12. When the bus driver says move to the back, move your ass to the back
14. you don't have to turn up the music on your ipod to max to hear it. or learn how to put on the earbuds properly then you don't need to turn it up to max. it's amazing how many people who have them cranked up loud and their earbuds are not even on right
15. phone calls to a minimum or keep them short. if you must speak on the phone at least try to keep your voice down. instead of shouting try speaker a bit closer to the mic
i dunt know about that...
you're just bitter that girls don't smile at you.....you're prolly one of those creepy guys try to pick up girls on the bus!~ :omg:
Thanks.
wouldn't this be in conflict with rule #4? :angel:
or cigarette smell, makes me smell bad as well after a bus ride.

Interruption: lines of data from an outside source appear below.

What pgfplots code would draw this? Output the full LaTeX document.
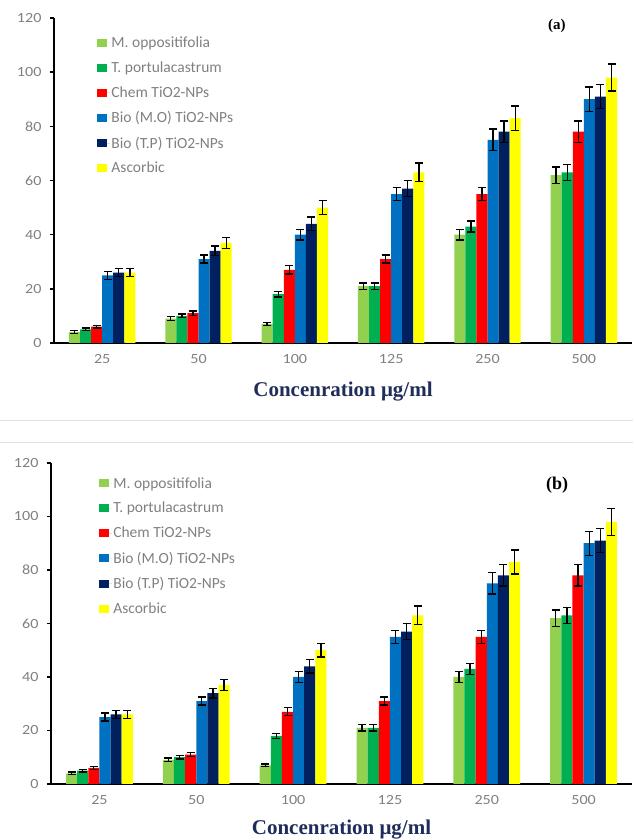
\documentclass[border=0pt]{standalone}
\usepackage{pgfplots}
\pgfplotsset{compat=1.18}
\usepackage{fontspec}
\setmainfont{Carlito}
\newfontfamily\tnr{Liberation Serif}
\newfontfamily\tickf[FakeStretch=1.15]{Carlito}
\definecolor{cMO}{RGB}{146,208,80}
\definecolor{cTP}{RGB}{0,176,80}
\definecolor{cCH}{RGB}{255,0,0}
\definecolor{cBM}{RGB}{0,112,192}
\definecolor{cBT}{RGB}{0,32,96}
\definecolor{cAS}{RGB}{255,255,0}
\definecolor{ticktxt}{RGB}{128,128,128}
\definecolor{xlab}{RGB}{31,45,90}
\newcommand{\tl}[1]{\hbox{\tickf\fontsize{14}{16}\selectfont\color{ticktxt}#1}}
\pgfplotsset{
  mybars/.style={
    scale only axis,
    ybar=0pt, bar width=0.115,
    ymin=0, ymax=120, ytick={0,20,...,120},
    xmin=-0.5, xmax=5.5,
    xtick={0,...,5}, xticklabels={\tl{25},\tl{50},\tl{100},\tl{125},\tl{250},\tl{500}},
    yticklabel={\tl{\pgfmathprintnumber[assume math mode=true]{\tick}}},
    x tick style={draw=none},
    extra x ticks={0.5,1.5,2.5,3.5,4.5,5.5}, extra x tick labels={},
    extra x tick style={tick style={draw=black, line width=1.4pt}, major tick length=4pt},
    y tick style={draw=black, line width=1.4pt}, major tick length=4pt,
    tick align=outside,
    axis x line*=bottom, axis y line*=left,
    axis line style={line width=1.8pt, -},
    tick label style={text=ticktxt, font=\fontsize{14}{16}\selectfont},
    xticklabel style={yshift=-4pt},
    yticklabel style={xshift=-5pt},
    /pgf/number format/assume math mode=true,
    xlabel={\tnr\bfseries Concenration μg/ml},
    xlabel style={font=\fontsize{21}{24}\selectfont, text=xlab, yshift=-3pt},
    legend cell align=left,
    legend style={draw=none, fill=none, inner sep=0pt, font=\fontsize{15.5}{18}\selectfont, text=ticktxt, anchor=north west,
      nodes={inner xsep=1.5pt, inner ysep=0pt}},
    legend image code/.code={\fill[##1] (0pt,-4pt) rectangle (10pt,4pt); \path (0pt,0pt) -- (13pt,0pt);},
    every axis plot/.append style={draw=none,
      error bars/y dir=both, error bars/y explicit,
      error bars/error bar style={line width=1.3pt, black},
      error bars/error mark options={rotate=90, mark size=4pt, line width=1.3pt, black}},
  }
}
\newcommand{\allbars}{%
\addplot[fill=cMO] coordinates {(0,4)+-(0,0.5) (1,9)+-(0,0.7) (2,7)+-(0,0.5) (3,21)+-(0,1.2) (4,40)+-(0,2) (5,62)+-(0,3)};
\addplot[fill=cTP] coordinates {(0,5)+-(0,0.5) (1,10)+-(0,0.7) (2,18)+-(0,1) (3,21)+-(0,1.2) (4,43)+-(0,2) (5,63)+-(0,3)};
\addplot[fill=cCH] coordinates {(0,6)+-(0,0.5) (1,11)+-(0,0.8) (2,27)+-(0,1.5) (3,31)+-(0,1.5) (4,55)+-(0,2.5) (5,78)+-(0,4)};
\addplot[fill=cBM] coordinates {(0,25)+-(0,1.5) (1,31)+-(0,1.5) (2,40)+-(0,2) (3,55)+-(0,2.5) (4,75)+-(0,4) (5,90)+-(0,4.5)};
\addplot[fill=cBT] coordinates {(0,26)+-(0,1.5) (1,34)+-(0,1.8) (2,44)+-(0,2.5) (3,57)+-(0,3) (4,78)+-(0,4) (5,91)+-(0,4.5)};
\addplot[fill=cAS] coordinates {(0,26)+-(0,1.5) (1,37)+-(0,2) (2,50)+-(0,2.5) (3,63)+-(0,3.5) (4,83)+-(0,4.5) (5,98)+-(0,5)};
\legend{M. oppositifolia, T. portulacastrum, Chem TiO2-NPs, Bio (M.O) TiO2-NPs, Bio (T.P) TiO2-NPs, Ascorbic}
}
\begin{document}
\begin{tikzpicture}
\useasboundingbox (0,0) rectangle (633pt,840pt);
\draw[black!12, line width=0.8pt] (0,420pt) -- (633pt,420pt);
\draw[black!12, line width=0.8pt] (0,398pt) -- (633pt,398pt);
\begin{axis}[mybars, at={(54pt,497pt)}, anchor=south west, width=578pt, height=325pt,
  legend style={at={(rel axis cs:0.074,0.943)}, row sep=12.6pt}]
\allbars
\node[font=\tnr\bfseries\fontsize{15}{17}\selectfont] at (rel axis cs:0.870,0.975) {(a)};
\end{axis}
\begin{axis}[mybars, at={(51pt,56pt)}, anchor=south west, width=581pt, height=321pt,
  legend style={at={(rel axis cs:0.082,0.956)}, row sep=12.6pt},
  xlabel style={yshift=3pt}]
\allbars
\node[font=\tnr\bfseries\fontsize{18}{20}\selectfont] at (rel axis cs:0.871,0.932) {(b)};
\end{axis}
\end{tikzpicture}
\end{document}
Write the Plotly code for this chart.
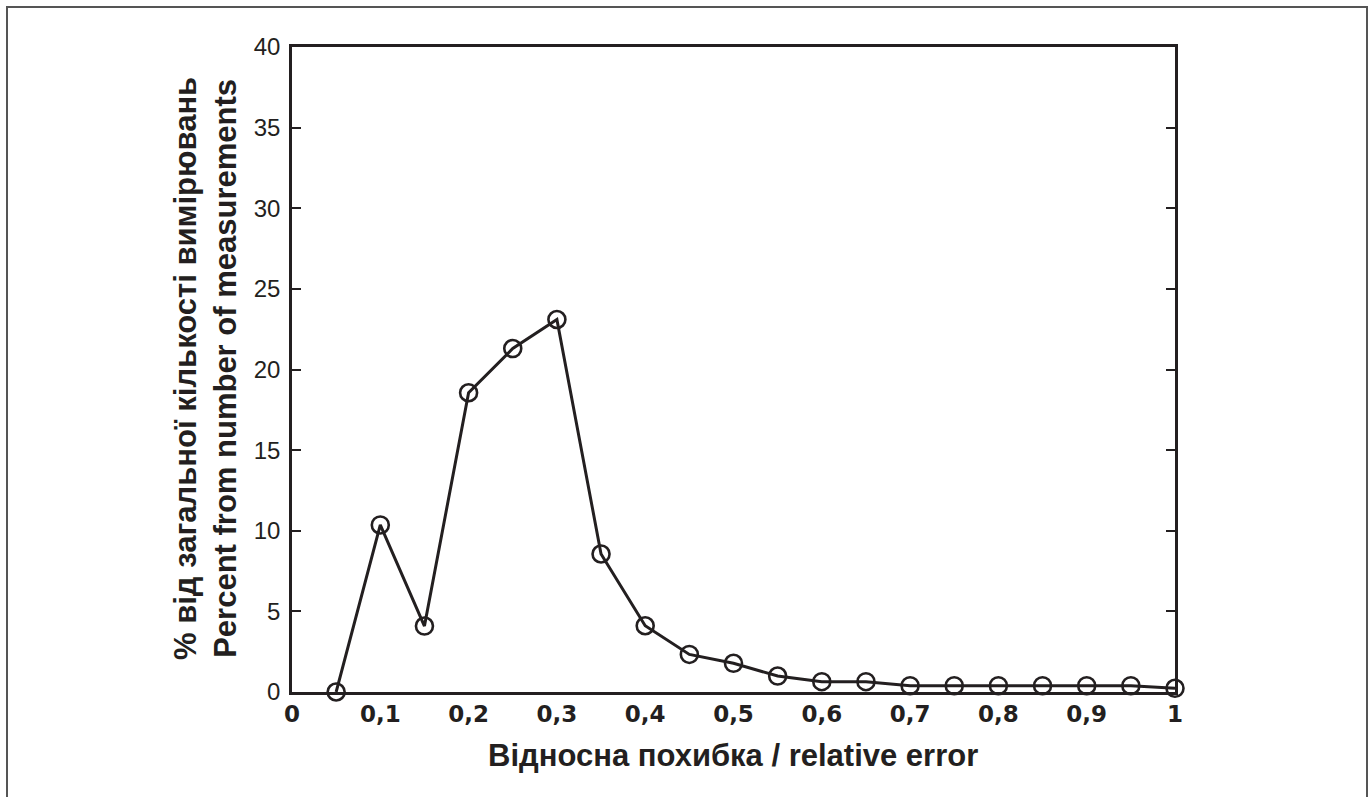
import plotly.graph_objects as go

rel_error = [0.05, 0.10, 0.15, 0.20, 0.25, 0.30, 0.35, 0.40, 0.45, 0.50,
             0.55, 0.60, 0.65, 0.70, 0.75, 0.80, 0.85, 0.90, 0.95, 1.00]
percent = [0.0, 10.36, 4.09, 18.56, 21.3, 23.1, 8.56, 4.11, 2.33, 1.78,
           0.99, 0.64, 0.64, 0.39, 0.39, 0.39, 0.39, 0.39, 0.39, 0.23]

x_tickvals = [0, 0.1, 0.2, 0.3, 0.4, 0.5, 0.6, 0.7, 0.8, 0.9, 1]
x_ticktext = ["0", "0,1", "0,2", "0,3", "0,4", "0,5", "0,6", "0,7", "0,8", "0,9", "1"]
y_tickvals = [0, 5, 10, 15, 20, 25, 30, 35, 40]

x_title = "Відносна похибка / relative error"
y_title = "% від загальної кількості вимірювань<br>Percent from number of measurements"

ink = "#231f20"

fig = go.Figure()
fig.add_trace(go.Scatter(
    x=rel_error, y=percent, mode="lines+markers",
    line=dict(color=ink, width=3),
    marker=dict(symbol="circle-open", size=17, color=ink, line=dict(width=2.6, color=ink)),
    cliponaxis=False, showlegend=False,
))

L, R, T, B = 292, 1175, 47, 692
W, H = 1370, 797
pw, ph = R - L, B - T

fig.update_layout(
    width=W, height=H,
    margin=dict(l=L, r=W - R, t=T, b=H - B, pad=0),
    paper_bgcolor="white", plot_bgcolor="white",
    font=dict(family="Liberation Sans, Arial, sans-serif", color=ink),
)
fig.update_xaxes(
    range=[0, 1], tickvals=x_tickvals, ticktext=x_ticktext,
    showgrid=False, zeroline=False, ticks="",
    showline=True, linecolor=ink, linewidth=2.5, mirror=True,
    tickfont=dict(family="DejaVu Sans", size=23, color=ink, weight="bold"),
    ticklabelstandoff=0,
)
fig.update_yaxes(
    range=[0, 40], tickvals=y_tickvals,
    showgrid=False, zeroline=False,
    ticks="inside", ticklen=9, tickwidth=1.5, tickcolor=ink,
    showline=True, linecolor=ink, linewidth=2.5, mirror="ticks",
    tickfont=dict(family="Liberation Sans", size=24, color=ink),
    ticklabelstandoff=4,
)

fig.add_annotation(
    text=x_title, xref="paper", yref="paper",
    x=(733 - L) / pw, y=(B - 755) / ph, xanchor="center", yanchor="middle",
    showarrow=False, font=dict(family="Liberation Sans", size=31, color=ink, weight="bold"),
)
fig.add_annotation(
    text=y_title, xref="paper", yref="paper",
    x=(205 - L) / pw, y=(B - 369) / ph, xanchor="center", yanchor="middle",
    textangle=-90, showarrow=False,
    font=dict(family="Liberation Sans", size=31, color=ink, weight="bold"),
)

# outer frame
fig.add_shape(
    type="rect", xref="paper", yref="paper",
    x0=(7 - L) / pw, x1=(1367 - L) / pw, y0=(B - 820) / ph, y1=(B - 7) / ph,
    line=dict(color="#555555", width=2), fillcolor="rgba(0,0,0,0)", layer="below",
)

fig.write_html(
    "out.html",
    config={"displayModeBar": False},
    post_script="document.body.style.margin='0';document.body.style.overflow='hidden';",
)
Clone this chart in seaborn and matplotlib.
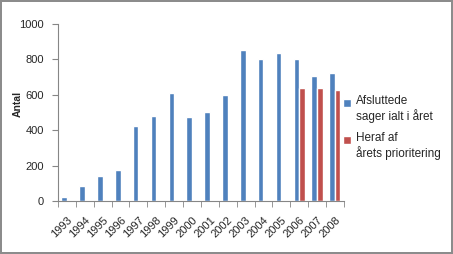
import pandas as pd
import numpy as np
import matplotlib
matplotlib.use("Agg")
import matplotlib.pyplot as plt
from matplotlib.patches import Rectangle
from matplotlib.legend_handler import HandlerPatch
import seaborn as sns

# data
years = ["1993", "1994", "1995", "1996", "1997", "1998", "1999", "2000",
         "2001", "2002", "2003", "2004", "2005", "2006", "2007", "2008"]
afsluttede = [20, 83, 141, 173, 422, 480, 607, 475,
              501, 601, 851, 799, 836, 799, 708, 725]
prioritering = [np.nan] * 13 + [638, 635, 625]
series_names = ["Afsluttede\nsager ialt i året", "Heraf af\nårets prioritering"]
colors = ["#4F81BD", "#C0504D"]

df = pd.DataFrame({
    "year": years * 2,
    "series": [series_names[0]] * len(years) + [series_names[1]] * len(years),
    "value": afsluttede + prioritering,
})

sns.set_style("white")
plt.rcParams["font.family"] = ["Liberation Sans", "DejaVu Sans"]

fig = plt.figure(figsize=(4.53, 2.54), dpi=100, edgecolor="#8c8c8c", linewidth=1.5)
ax = fig.add_axes([0.128, 0.209, 0.631, 0.697])

sns.barplot(data=df, x="year", y="value", hue="series", hue_order=series_names,
            order=years, palette=colors, width=0.62, saturation=1, ax=ax)

ax.set_ylim(0, 1000)
ax.set_yticks(range(0, 1001, 200))
ax.set_xlim(-0.5, len(years) - 0.5)
ax.set_xlabel("")
ax.set_ylabel("Antal", fontsize=7.5, fontweight="bold")
ax.yaxis.set_label_coords(-0.122, 0.55)

for s in ["top", "right"]:
    ax.spines[s].set_visible(False)
for s in ["left", "bottom"]:
    ax.spines[s].set_color("#868686")
    ax.spines[s].set_linewidth(0.8)

ax.tick_params(axis="y", labelsize=8, left=True, length=4, color="#868686", pad=6)
ax.tick_params(axis="x", which="major", labelsize=8, length=0, pad=10)
ax.set_xticks(np.arange(-0.5, len(years), 1), minor=True)
ax.tick_params(axis="x", which="minor", bottom=True, length=4, color="#868686")
plt.setp(ax.get_xticklabels(), rotation=45, ha="right", rotation_mode="anchor")


# legend squares sit next to the first line of each label
def square_top(legend, orig_handle, xdescent, ydescent, width, height, fontsize):
    return Rectangle((-xdescent, -ydescent + 0.55 * fontsize), width, height)


handles, labels = ax.get_legend_handles_labels()
leg = ax.legend(handles, labels, loc="center left", bbox_to_anchor=(0.96, 0.415),
                frameon=False, fontsize=8.5, handlelength=0.65, handleheight=0.65,
                handletextpad=0.45, labelspacing=0.75,
                handler_map={h: HandlerPatch(patch_func=square_top) for h in handles})

fig.savefig("out.png", dpi=100)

This applies to anything really, but whether I'm reading/writing a text message, looking at the newspaper, or going through my textbook, please, PLEASE do not peak over my shoulder in an attempt to see what I'm doing. Yes, I know that you're doing it, and frankly, I find it rather creepy.
hahahaha....dats funnny....maybe cz the bus ride is boring...wud you rather have them stare at ur face ...or look at ur newspaper?
19. Poles on the bus are for people to hold onto with their hands. They are not for leaning on, especially if someone is already holding onto it. Do like the rest of us and learn to support your own bodyweight.
20. No, I don't want your wet umbrella touching my leg when you sit next to me. Deal with it.
and the rule about smiling at others doesn't just go for guys to girls, if I smile at you, maybe it's someone that rides the same bus all the time, smile back!